Maryland’s unique public access law allows state courts to claw back recordings they’ve already made available, but journalists seemed likely Thursday to convince an appeals panel that the law should be struck down.
RICHMOND, Va. (CN) — The Fourth Circuit appeared unlikely Thursday afternoon to side with Maryland in a dispute over state courts’ ability to limit the dissemination of otherwise publicly available court recordings.
“The government has already made the subject information available,” said U.S. Circuit Judge Pamela Harris, a Barack Obama appointee, who at times sounded noticeably perturbed by the state’s claim that broadcasting raw audio or video is illegal but allowing reenactments of that same content is fine.
“What matters is what they made public,” she said. “You’re getting an actual video or audio record.”
The dispute stems from a 1981 state law which allows people to obtain recordings of virtually any criminal proceeding under Maryland court rules, but the same law prohibits the recordings from being shared with the broader public.
Journalists Brandon Soderberg and Baynard Woods, activist Quiana Johnson and the nonprofits Open Justice Baltimore and Baltimore Action Legal Team sued to challenge the law as unconstitutional in May 2019.
“This regime violates the Constitution’s dual guarantees of freedom of speech and freedom of the press,” the federal lawsuit states.
Soderberg and Woods were working on a book and documentary film about corrupt officers in the Baltimore Police Gun Trace Task Force. Open Justice Baltimore and Baltimore Action Legal Team seek to improve transparency in the legal system and police department. Johnson is a Prince George’s County activist for police and court transparency and aids in the defense of criminal defendants.
The district court sided with the state and dismissed the case, finding that Maryland’s rebroadcast ban is similar to restrictions on courtroom broadcasting that have been upheld by other courts.

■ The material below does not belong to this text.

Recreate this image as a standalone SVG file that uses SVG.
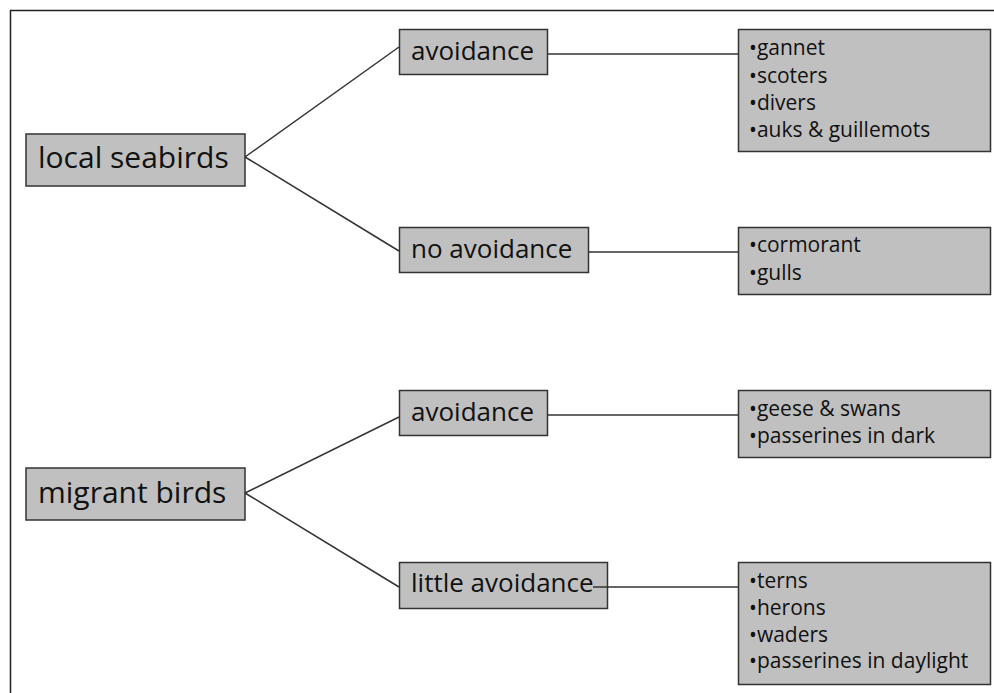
<svg xmlns="http://www.w3.org/2000/svg" width="994" height="693" viewBox="0 0 994 693">
<style>
.box{fill:#c0c0c0;stroke:#333;stroke-width:1.5}
.t{font-family:"Open Sans","Noto Sans",sans-serif;fill:#111}
.big{font-size:30px}
.mid{font-size:26px}
.sm{font-size:21px}
.c{stroke:#333;stroke-width:1.5;fill:none}
</style>
<rect x="0" y="0" width="994" height="693" fill="#fff"/>
<rect x="10.5" y="10.5" width="1000" height="700" fill="none" stroke="#222" stroke-width="1.5"/>
<g id="connectors">
<line class="c" x1="245" y1="157" x2="399" y2="47"/>
<line class="c" x1="245" y1="157" x2="399" y2="251"/>
<line class="c" x1="547" y1="54" x2="738" y2="54"/>
<line class="c" x1="588" y1="252" x2="738" y2="252"/>
<line class="c" x1="245" y1="493" x2="399" y2="417"/>
<line class="c" x1="245" y1="493" x2="399" y2="587"/>
<line class="c" x1="547" y1="415" x2="738" y2="415"/>
<line class="c" x1="593" y1="587" x2="738" y2="587"/>
</g>
<g id="local-seabirds">
<rect class="box" x="26" y="134" width="219" height="52"/>
<text class="t big" x="38" y="168">local seabirds</text>
</g>
<g id="avoidance-1">
<rect class="box" x="399.5" y="29.5" width="148" height="45"/>
<text class="t mid" x="411" y="60">avoidance</text>
</g>
<g id="no-avoidance">
<rect class="box" x="399.5" y="227.5" width="189" height="45"/>
<text class="t mid" x="411" y="258">no avoidance</text>
</g>
<g id="list-1">
<rect class="box" x="738.5" y="29.5" width="252" height="122"/>
<text class="t sm" x="749" y="55">•gannet</text>
<text class="t sm" x="749" y="83">•scoters</text>
<text class="t sm" x="749" y="110">•divers</text>
<text class="t sm" x="749" y="137">•auks &amp; guillemots</text>
</g>
<g id="list-2">
<rect class="box" x="738.5" y="227.5" width="252" height="67"/>
<text class="t sm" x="749" y="252">•cormorant</text>
<text class="t sm" x="749" y="280">•gulls</text>
</g>
<g id="migrant-birds">
<rect class="box" x="26" y="468" width="219" height="52"/>
<text class="t big" x="38" y="503">migrant birds</text>
</g>
<g id="avoidance-2">
<rect class="box" x="399.5" y="390.5" width="148" height="45"/>
<text class="t mid" x="411" y="421">avoidance</text>
</g>
<g id="little-avoidance">
<rect class="box" x="399.5" y="562.5" width="208" height="46"/>
<text class="t mid" x="411" y="592">little avoidance</text>
</g>
<line class="c" x1="593" y1="587" x2="608" y2="587"/>
<g id="list-3">
<rect class="box" x="738.5" y="390.5" width="252" height="67"/>
<text class="t sm" x="749" y="416">•geese &amp; swans</text>
<text class="t sm" x="749" y="443">•passerines in dark</text>
</g>
<g id="list-4">
<rect class="box" x="738.5" y="562.5" width="252" height="122"/>
<text class="t sm" x="749" y="588">•terns</text>
<text class="t sm" x="749" y="615">•herons</text>
<text class="t sm" x="749" y="642">•waders</text>
<text class="t sm" x="749" y="668">•passerines in daylight</text>
</g>
</svg>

The journalists and their co-plaintiffs appealed to the Fourth Circuit, which heard oral arguments in a virtual hearing Thursday.
“There’s a difference between hearing someone’s voice and reading a transcription,” Nicolas Y. Riley, an attorney with Georgetown University Law Center’s Institute for Constitutional Advocacy and Protection, argued on behalf of the plaintiffs.
“It’s like when a reporter gets a recording of a politician saying something scandalous. They don’t use actors, they play the phone call,” he added.
But Maryland Solicitor General Steven Sullivan defended the state law and said the dissemination of raw audio or video can have a negative effect on juries, witnesses and the court system more broadly. He cited a 2008 study conducted by the Maryland Judicial Conference as the basis for his argument.
“Trial participants react differently if the hearings will be broadcasted, whether audio or visual or both,” he argued. “The state studied this and unanimously concluded that the ability to publicize the actual performance in court affects the way jurors and witnesses view the process.”
U.S. Circuit Judge Robert B. King, a Bill Clinton appointee, pushed back on this theory.
“Judges tell jurors to try the case on the evidence,” he argued, noting that juries can and should be sequestered or ordered not to read the news to avoid undue influence. “That’s the way cases are tried every day.”
“But witnesses can’t be assumed to do so when they don’t even show up or say they don’t remember,” Sullivan replied, suggesting publicity could have such an effect on court proceedings.
Eugene Volokh, a lawyer with the Cato Institute think tank and UCLA School of Law’s First Amendment Clinic, also argued in support of the plaintiffs Thursday. He said Maryland was trying to “claw back” the content’s initial release, but he also expressed some concern about what a ruling in the case could mean for the state’s imperfect public access law.
“Sometimes a rule, if enforced, might lead the government to implement broader restrictions but those would be constitutionally permissible,” he argued, noting courts are allowed to limit the broadcast of court proceedings and Maryland is the only state which has this unique law.
“It’s conceivable Maryland won’t release the information at all,” he added. “But the First Amendment says once the info is released, it abridges that right if you tell people they can’t say it.”
Harris also harped on this issue. The judge questioned why the state still allowed its unique version of public records release if its study had found the recordings influenced jurors.
“It seems incomprehensible,” she said. “That the state has considered this to be such a big problem but they haven’t taken steps to address it.”
But Sullivan again emphasize the middle-of-the-road approach the law sought to create.
“The state has tried to be more accommodating to the public than it has to be as it tries to balance these competing concerns,” he said, arguing Maryland tried to weigh the protections of the First Amendment against the Sixth Amendment’s right to a fair trial.
Sullivan’s office said after the hearing that it has a policy of not commenting on pending litigation.
Riley, the plaintiffs’ attorney, said in a statement before the hearing that he hoped the Fourth Circuit would vindicate the right to free speech “for the many journalists and community organizations whose speech has been constrained by this Maryland law.”
U.S. Circuit Judge Allison Jones Rushing, a Donald Trump appointee, rounded out Thursday’s three-member panel. None of the judges signaled when they intended to rule.